_AIM_
Return the lines below exactly, from the first line to the line that contains "3.675, 3.660, 3.649, 3.643, 3.642, 3.642]". Leave out pictures.

○ ○ ○ ○ ○

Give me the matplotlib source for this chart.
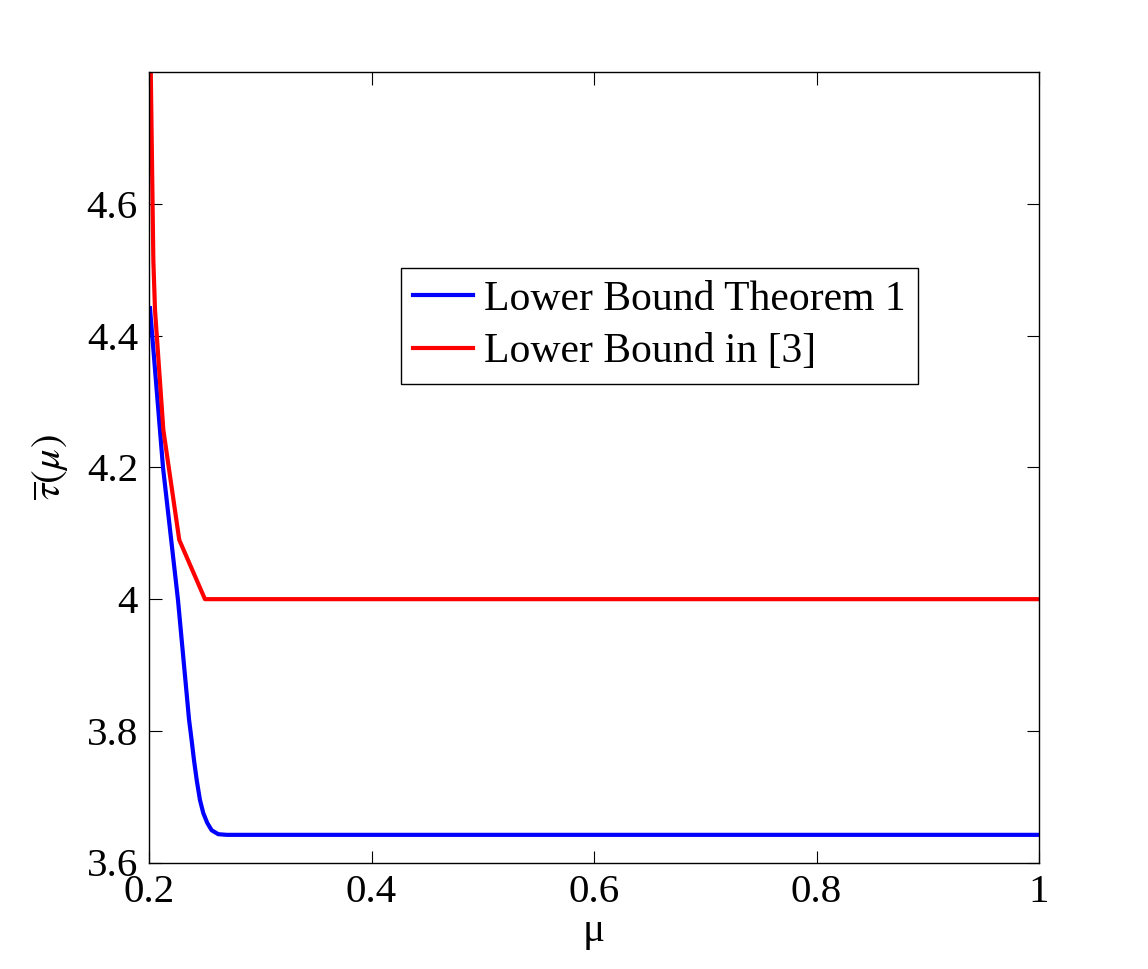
import matplotlib
matplotlib.use("Agg")
import matplotlib.pyplot as plt
from matplotlib.ticker import FuncFormatter

plt.rcParams['font.family'] = ['Liberation Serif', 'DejaVu Serif']
plt.rcParams['mathtext.fontset'] = 'stix'

# Data
mu_blue = [0.2009, 0.2126, 0.2261, 0.2360, 0.2383, 0.2404, 0.2429, 0.2458,
           0.2488, 0.2524, 0.2563, 0.2623, 0.2698, 1.0]
tau_blue = [4.442, 4.200, 3.998, 3.817, 3.786, 3.756, 3.725, 3.695,
            3.675, 3.660, 3.649, 3.643, 3.642, 3.642]

mu_red = [0.2000, 0.2039, 0.2054, 0.2129, 0.2272, 0.2503, 1.0]
tau_red = [5.000, 4.515, 4.439, 4.257, 4.090, 4.000, 4.000]

xticks = [0.2, 0.4, 0.6, 0.8, 1.0]
yticks = [3.6, 3.8, 4.0, 4.2, 4.4, 4.6]
labels = ['Lower Bound Theorem 1', 'Lower Bound in [3]']

fig = plt.figure(figsize=(11.48, 9.69), dpi=100)
ax = fig.add_axes([149/1148, 1 - 862.5/969, 890/1148, 790/969])

ax.plot(mu_blue, tau_blue, color='#0000ff', lw=3, label=labels[0])
ax.plot(mu_red, tau_red, color='#ff0000', lw=3, label=labels[1])

ax.set_xlim(0.2, 1.0)
ax.set_ylim(3.6, 4.8)
ax.set_xticks(xticks)
ax.set_yticks(yticks)
fmt = FuncFormatter(lambda v, p: ('%g' % round(v, 3)))
ax.xaxis.set_major_formatter(fmt)
ax.yaxis.set_major_formatter(fmt)
ax.tick_params(direction='in', length=9, width=0.8, labelsize=29.5,
               top=True, right=True, pad=8)
for s in ax.spines.values():
    s.set_linewidth(1.0)

ax.set_xlabel('μ', fontsize=29.5, labelpad=2)
ax.set_ylabel(r'$\overline{\tau}(\mu)$', fontsize=29.5, labelpad=12)

leg = ax.legend(loc='upper left', bbox_to_anchor=(0.283, 0.7525),
                borderaxespad=0, fancybox=False, edgecolor='black',
                fontsize=30, handlelength=1.44, handletextpad=0.26,
                borderpad=0.3, labelspacing=0.33, framealpha=1)
leg.get_frame().set_linewidth(1.0)

fig.savefig('out.png', dpi=100)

○ ○ ○ ○ ○

_RESPONSE_
Give me the matplotlib source for this chart.
import matplotlib
matplotlib.use("Agg")
import matplotlib.pyplot as plt
from matplotlib.ticker import FuncFormatter

plt.rcParams['font.family'] = ['Liberation Serif', 'DejaVu Serif']
plt.rcParams['mathtext.fontset'] = 'stix'

# Data
mu_blue = [0.2009, 0.2126, 0.2261, 0.2360, 0.2383, 0.2404, 0.2429, 0.2458,
           0.2488, 0.2524, 0.2563, 0.2623, 0.2698, 1.0]
tau_blue = [4.442, 4.200, 3.998, 3.817, 3.786, 3.756, 3.725, 3.695,
            3.675, 3.660, 3.649, 3.643, 3.642, 3.642]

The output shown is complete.